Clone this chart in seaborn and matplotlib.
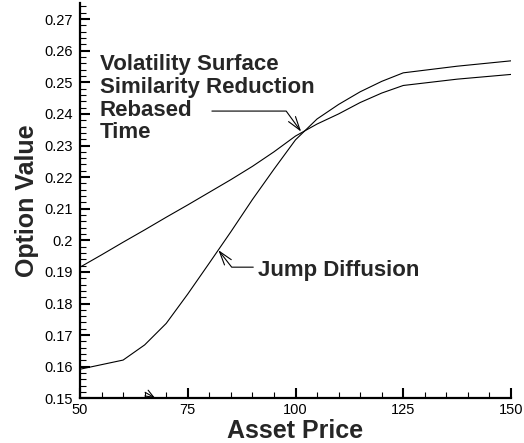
import numpy as np
import pandas as pd
import matplotlib
matplotlib.use("Agg")
import matplotlib.pyplot as plt
from matplotlib.ticker import MultipleLocator, FuncFormatter
import seaborn as sns

# Option value vs asset price for two pricing approaches
surface_price = [50, 55, 60, 65, 70, 75, 80, 85, 90, 95, 100, 105, 110, 115, 120, 125, 137.5, 150]
surface_value = [0.1915, 0.1954, 0.1994, 0.2033, 0.2073, 0.2112, 0.2152, 0.2192, 0.2234, 0.2280,
                 0.2330, 0.2368, 0.2400, 0.2436, 0.2466, 0.2490, 0.2510, 0.2525]

jump_price = [50, 60, 65, 70, 75, 80, 85, 90, 95, 100, 105, 110, 115, 120, 125, 137.5, 150]
jump_value = [0.1592, 0.1621, 0.1669, 0.1737, 0.1830, 0.1928, 0.2027, 0.2129, 0.2225, 0.2318,
              0.2384, 0.2430, 0.2470, 0.2503, 0.2530, 0.2551, 0.2568]

series_names = ["Volatility Surface", "Jump Diffusion"]
x_ticks = [50, 75, 100, 125, 150]

df = pd.concat([
    pd.DataFrame({"Asset Price": surface_price, "Option Value": surface_value, "model": series_names[0]}),
    pd.DataFrame({"Asset Price": jump_price, "Option Value": jump_value, "model": series_names[1]}),
], ignore_index=True)

sns.set_style("ticks")
plt.rcParams["font.family"] = ["Liberation Sans", "DejaVu Sans"]

fig = plt.figure(figsize=(5.24, 4.43), dpi=100)
ax = fig.add_axes([0.1527, 0.1009, 0.8225, 0.8916])

sns.lineplot(data=df, x="Asset Price", y="Option Value", hue="model",
             palette={n: "black" for n in series_names}, linewidth=0.8,
             legend=False, sort=False, estimator=None, ax=ax)

ax.set_xlim(50, 150)
ax.set_ylim(0.15, 0.275)
ax.set_xticks(x_ticks)
ax.xaxis.set_minor_locator(MultipleLocator(5))
ax.yaxis.set_major_locator(MultipleLocator(0.01))
ax.yaxis.set_minor_locator(MultipleLocator(0.002))
ax.yaxis.set_major_formatter(FuncFormatter(lambda v, p: f"{v:g}" if v <= 0.2705 else ""))
ax.xaxis.set_major_formatter(FuncFormatter(lambda v, p: f"{v:g}"))

ax.tick_params(which="both", direction="in", colors="black", labelsize=10.5)
ax.tick_params(which="major", length=7.2, width=1.5)
ax.tick_params(which="minor", length=4.5, width=0.8)
ax.tick_params(axis="y", pad=5)
ax.tick_params(axis="x", pad=3.5)

sns.despine(ax=ax)
for side in ("left", "bottom"):
    ax.spines[side].set_linewidth(1.6)
    ax.spines[side].set_color("black")

ax.set_xlabel("Asset Price", fontsize=18, fontweight="bold", labelpad=1)
ax.set_ylabel("Option Value", fontsize=18, fontweight="bold", labelpad=4)

arrow = dict(arrowstyle="->,head_length=0.7,head_width=0.22", color="black",
             lw=0.8, shrinkA=0, shrinkB=0, mutation_scale=14)

ax.text(54.6, 0.2448, "Volatility Surface\nSimilarity Reduction\nRebased\nTime",
        fontsize=16, fontweight="bold", va="center", ha="left", linespacing=1.1)
ax.annotate("", xy=(101.3, 0.2344), xytext=(80.6, 0.2409),
            arrowprops=dict(arrow, connectionstyle="angle,angleA=0,angleB=-54,rad=0"))

ax.text(91.3, 0.1906, "Jump Diffusion", fontsize=16, fontweight="bold", va="center", ha="left")
ax.annotate("", xy=(82.1, 0.1969), xytext=(90.2, 0.1915),
            arrowprops=dict(arrow, connectionstyle="angle,angleA=180,angleB=-52,rad=0"))

# small leftover arrowhead resting on the price axis
ax.annotate("", xy=(67.4, 0.1501), xytext=(65.1, 0.1519),
            arrowprops=dict(arrowstyle="->,head_length=0.5,head_width=0.2", color="black",
                            lw=0.8, shrinkA=0, shrinkB=0, mutation_scale=12))

fig.savefig("out.png", dpi=100)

#####

Challenge: Go from the first line of the data above to the line containing "0.2330, 0.2368, 0.2400, 0.2436, 0.2466, 0.2490, 0.2510, 0.2525]" and retype exactly those lines, both included, but none of the pictures.

Task output:
Clone this chart in seaborn and matplotlib.
import numpy as np
import pandas as pd
import matplotlib
matplotlib.use("Agg")
import matplotlib.pyplot as plt
from matplotlib.ticker import MultipleLocator, FuncFormatter
import seaborn as sns

# Option value vs asset price for two pricing approaches
surface_price = [50, 55, 60, 65, 70, 75, 80, 85, 90, 95, 100, 105, 110, 115, 120, 125, 137.5, 150]
surface_value = [0.1915, 0.1954, 0.1994, 0.2033, 0.2073, 0.2112, 0.2152, 0.2192, 0.2234, 0.2280,
                 0.2330, 0.2368, 0.2400, 0.2436, 0.2466, 0.2490, 0.2510, 0.2525]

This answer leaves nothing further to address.